Not Your Average Holiday Music

Bob Schneider talks jazz standards, spontaneity and the intimacy of a theater

Bob Schneider talks jazz standards, spontaneity and the intimacy of a theater

A Holiday Eve with Bob Schneider and the Moonlight Orchestra
Bob Schneider and the Tosca String Quartet take the stage at the Kessler Theater on Saturday, December 1. 

For two decades, Bob Schneider’s musical verve has run a gamut of styles, heavy on both variety and passion. At some point in your listening career, you may have encountered an incarnation of his music. The man works hard at what he does, and he sells it well.

Perhaps you caught a set full of homegrown tunes from his former band, the Ugly Americans, billed with Blues Traveler and the Black Crowes on 1994’s H.O.R.D.E. Festival Tour. Or maybe you heard his spirited solo performance, “Bullets,” from the acclaimed soundtrack of Jay and Silent Bob Strike Back and bought his lauded 2001 album, Lonelyland. Or you might have caught a funky set from Schneider and The Scabs.

 “I get bored if the music is the same throughout the set,” Schneider says. “So we are going to make this more than just an evening of jazz standards.”

We caught up with Schneider before his Saturday night performance with the Tosca String Quartet at Kessler Theater in Dallas.

CultureMap: How did you come to play with the Tosca String Quartet?

Bob Schneider: I recorded a little bit with them back in 2006, and I've played on and off with them ever since.

My newest record contains arrangements that I wrote for them, so last Valentine's Day I thought we'd try a show together in Austin. That show was a huge success, so I wanted to take it to Houston and Dallas this season.

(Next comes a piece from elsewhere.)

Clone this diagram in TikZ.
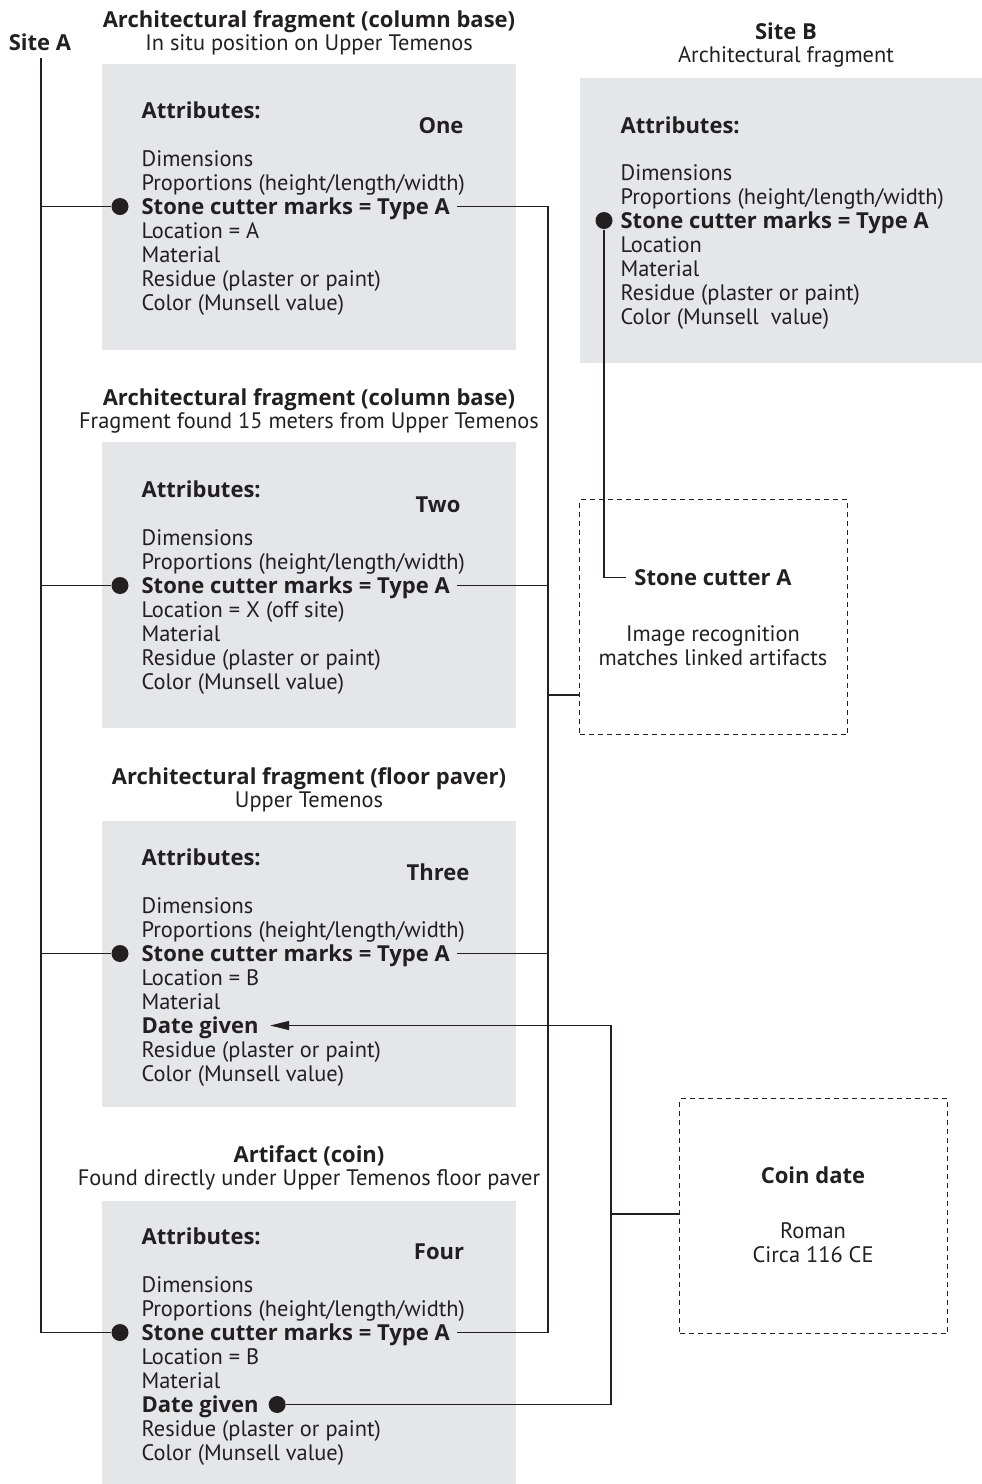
\documentclass[tikz,border=0pt]{standalone}
\usepackage{fontspec}
\setmainfont{PT Sans}
\newfontfamily\heavyfont{Open Sans}
\usetikzlibrary{arrows.meta}

\definecolor{cardgray}{RGB}{229,230,232}
\definecolor{inkgray}{RGB}{35,31,32}

\begin{document}
\begin{tikzpicture}[
                x=1pt, y=-1pt,
                color=inkgray,
                line width=1.2pt,
                every node/.style={inner sep=0pt, text height=15pt, text depth=0pt},
                txt/.style={anchor=base west, font=\fontsize{22.4}{24}\selectfont},
                bold/.style={anchor=base west, font=\heavyfont\bfseries\fontsize{22}{24}\selectfont},
                ctr/.style={anchor=base, font=\fontsize{22.4}{24}\selectfont},
                bctr/.style={anchor=base, font=\heavyfont\bfseries\fontsize{22}{24}\selectfont},
                card/.style={fill=cardgray, anchor=north west, text height=, text depth=},
                dot/.style={circle, fill=inkgray, minimum size=17pt, text height=, text depth=},
                dashbox/.style={draw, dash pattern=on 5pt off 4pt, line width=1pt, anchor=north west, text height=, text depth=}]

\useasboundingbox (0,0) rectangle (982,1484);

% site A
\node[bctr] (SITEA) at (40,50) {Site A};
\coordinate (RA) at (41,58);
\coordinate (RR) at (548,207);
\coordinate (RC) at (611,1214);
\coordinate (J1) at (548,695);

                    % 1
                    \node[card, minimum width=414pt, minimum height=286pt] (BOX1) at (101,63) {};
                    \node[bctr] (T1) at (309,27) {Architectural fragment (column base)};
                    \node[ctr] (U1) at (309,50) {In situ position on Upper Temenos};
                    \node[bold] (AT1) at (141,118) {Attributes:};
                    \node[bctr] (N1) at (441,133) {One};
                    \node[txt] (DI1) at (141,166) {Dimensions};
                    \node[txt] (PR1) at (141,190) {Proportions (height/length/width)};
                    \node[bold] (SC1) at (141,214) {Stone cutter marks = Type A};
                    \node[txt] (LO1) at (141,238) {Location = A};
                    \node[txt] (MA1) at (141,262) {Material};
                    \node[txt] (RE1) at (141,286) {Residue (plaster or paint)};
                    \node[txt] (CO1) at (141,310) {Color (Munsell value)};
                    \node[dot] (D1) at ([xshift=-21pt]SC1.west) {};

                    % 2
                    \node[card, minimum width=414pt, minimum height=286pt] (BOX2) at (101,441) {};
                    \node[bctr] (T2) at (309,405) {Architectural fragment (column base)};
                    \node[ctr] (U2) at (309,428) {Fragment found 15 meters from Upper Temenos};
                    \node[bold] (AT2) at (141,497) {Attributes:};
                    \node[bctr] (N2) at (438,512) {Two};
                    \node[txt] (DI2) at (141,545) {Dimensions};
                    \node[txt] (PR2) at (141,569) {Proportions (height/length/width)};
                    \node[bold] (SC2) at (141,593) {Stone cutter marks = Type A};
                    \node[txt] (LO2) at (141,617) {Location = X (off site)};
                    \node[txt] (MA2) at (141,641) {Material};
                    \node[txt] (RE2) at (141,665) {Residue (plaster or paint)};
                    \node[txt] (CO2) at (141,689) {Color (Munsell value)};
                    \node[dot] (D2) at ([xshift=-21pt]SC2.west) {};

                    % 3
                    \node[card, minimum width=414pt, minimum height=286pt] (BOX3) at (101,820) {};
                    \node[bctr] (T3) at (309,784) {Architectural fragment (floor paver)};
                    \node[ctr] (U3) at (309,807) {Upper Temenos};
                    \node[bold] (AT3) at (141,865) {Attributes:};
                    \node[bctr] (N3) at (438,880) {Three};
                    \node[txt] (DI3) at (141,913) {Dimensions};
                    \node[txt] (PR3) at (141,937) {Proportions (height/length/width)};
                    \node[bold] (SC3) at (141,961) {Stone cutter marks = Type A};
                    \node[txt] (LO3) at (141,985) {Location = B};
                    \node[txt] (MA3) at (141,1009) {Material};
                    \node[bold] (DG3) at (141,1033) {Date given};
                    \node[txt] (RE3) at (141,1057) {Residue (plaster or paint)};
                    \node[txt] (CO3) at (141,1081) {Color (Munsell value)};
                    \node[dot] (D3) at ([xshift=-21pt]SC3.west) {};

                    % 4
                    \node[card, minimum width=414pt, minimum height=284pt] (BOX4) at (101,1200) {};
                    \node[bctr] (T4) at (309,1162) {Artifact (coin)};
                    \node[ctr] (U4) at (309,1185) {Found directly under Upper Temenos floor paver};
                    \node[bold] (AT4) at (141,1244) {Attributes:};
                    \node[bctr] (N4) at (439,1259) {Four};
                    \node[txt] (DI4) at (141,1292) {Dimensions};
                    \node[txt] (PR4) at (141,1316) {Proportions (height/length/width)};
                    \node[bold] (SC4) at (141,1340) {Stone cutter marks = Type A};
                    \node[txt] (LO4) at (141,1364) {Location = B};
                    \node[txt] (MA4) at (141,1388) {Material};
                    \node[bold] (DG4) at (141,1412) {Date given};
                    \node[txt] (RE4) at (141,1436) {Residue (plaster or paint)};
                    \node[txt] (CO4) at (141,1460) {Color (Munsell value)};
                    \node[dot] (D4) at ([xshift=-21pt]SC4.west) {};
                    \node[dot] (DD4) at ([xshift=18pt]DG4.east) {};

                    % site B
                    \node[card, minimum width=403pt, minimum height=285pt] (BOXB) at (579,77) {};
                    \node[bctr] (TB) at (786,39) {Site B};
                    \node[ctr] (UB) at (786,62) {Architectural fragment};
                    \node[bold] (ATB) at (620,133) {Attributes:};
                    \node[txt] (DIB) at (620,180) {Dimensions};
                    \node[txt] (PRB) at (620,204) {Proportions (height/length/width)};
                    \node[bold] (SCB) at (620,228) {Stone cutter marks = Type A};
                    \node[txt] (LOB) at (620,252) {Location};
                    \node[txt] (MAB) at (620,276) {Material};
                    \node[txt] (REB) at (620,300) {Residue (plaster or paint)};
                    \node[txt] (COB) at (620,324) {Color (Munsell\ \ value)};
                    \node[dot] (DB) at ([xshift=-16pt]SCB.west) {};

                    % stone cutter
                    \node[dashbox, minimum width=268pt, minimum height=235pt] (SCBOX) at (579,499) {};
                    \node[bctr] (SCA) at (713,585) {Stone cutter A};
                    \node[ctr] (IR1) at (713,641) {Image recognition};
                    \node[ctr] (IR2) at (713,665) {matches linked artifacts};

                    % coin date
                    \node[dashbox, minimum width=268pt, minimum height=235pt] (COIN) at (679,1098) {};
                    \node[bctr] (CD) at (813,1183) {Coin date};
                    \node[ctr] (CD1) at (813,1238) {Roman};
                    \node[ctr] (CD2) at (813,1262) {Circa 116 CE};


                    % links
                    \draw (RA) -- (RA |- D4);
                    \draw (D1) -- (D1 -| RA);
                    \draw (D2) -- (D2 -| RA);
                    \draw (D3) -- (D3 -| RA);
                    \draw (D4) -- (D4 -| RA);

                    \draw ([xshift=7pt]SC1.east |- D1) -- (D1 -| RR) -- (D4 -| RR) -- ([xshift=7pt]SC4.east |- D4);
                    \draw ([xshift=7pt]SC2.east |- D2) -- (D2 -| RR);
                    \draw ([xshift=7pt]SC3.east |- D3) -- (D3 -| RR);
                    \draw (J1) -- (J1 -| SCBOX.west);

                    \draw (DB) -- (DB |- SCA.west) -- ([xshift=-8pt]SCA.west);

                    \draw (RC) -- (RC -| COIN.west);
                    \draw[-{Triangle[length=19pt,width=9pt]}] (DD4) -- (DD4 -| RC) -- (DG3 -| RC) -- ([xshift=11pt]DG3.east);

\end{tikzpicture}
\end{document}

I never do anything like that here.

CM: I caught a YouTube performance from that Valentine's Day show, and it struck me that so much of your music is very adaptable and diverse. Is this orchestra tour something that you’ve always wanted to do?

BS: Anything that I've ever done just sort of happens. I didn't have a master plan to do something like this; it just kind of occurred. I've learned that I love playing with a jazz orchestra. You can do a lot of stuff that's pretty fun with that kind of setup — strings, piano, instrumentation like that. It allows a musician to set the scene emotionally in a way that's pretty powerful. Dramatic results happen.

CM: Has it been difficult to adapt your catalog to this context?

BS: Some songs of mine, like [2007's] “Changing Your Mind,” don't necessarily work with the strings, so we stick to what does work. You might hear a great version of “Honeypot,” for example.

 Ultimately, our goal is to make the show interesting and have it not be redundant or monotone. No matter how good a show is to me, I get bored if the music is the same throughout the set. So we are going to make this more than just an evening of jazz standards.

 “The people that have followed what I have done for the last few years know not to expect anything but spontaneity,” Schneider says.

You'll hear traditional jazz covers and a few songs of mine that you're used to. We won't do cheesy holiday stuff like “Jingle Bells” for this show, but I can promise that we're going to have a lot of fun.

CM: What sort of advantages does playing in a theater afford a musician?

BS: There's the obvious sound quality factor, definitely. It's also great for the listener, because you can sit down and enjoy the show without having to strain over the din of drunk people talking or have to endure being jostled in a crowd for the duration of the show.

It's great for me too. I'm not having to compete with people talking with each other, and it makes it way more enjoyable. That audience intimacy lets me know that they are being heard and that makes me want to do my absolute best to deliver a great show.

CM: Do you intend to explore this pairing more in your career, or is this tour designed to be an annual holiday treat?

BS: At this point, it would be hard to take it outside of Texas. I would love to do this nationally, but it's very difficult at this point. It’s a big undertaking to ask that many musicians to travel, and there is a lot of stage set-up involved. Until I get a bigger audience nationally, it would be hard to do this with any regularity.

CM: What advice can you give fans that might be be more accustomed to your traditional set lists?

BS: There are two people that come to my shows, and both types will have a great time. I think that people that may have just heard a couple of songs by me will be pleasantly surprised by [the] show, because it's going to feature such a broad range of music. I think people will enhance their enjoyment.

On the other hand, I feel like the people that have followed what I have done for the last few years know not to expect anything but spontaneity. We're all over the place, stylistically, so those that have been to a lot of my shows expect nothing more than a certain level of quality. They know they will have a good time and will be entertained.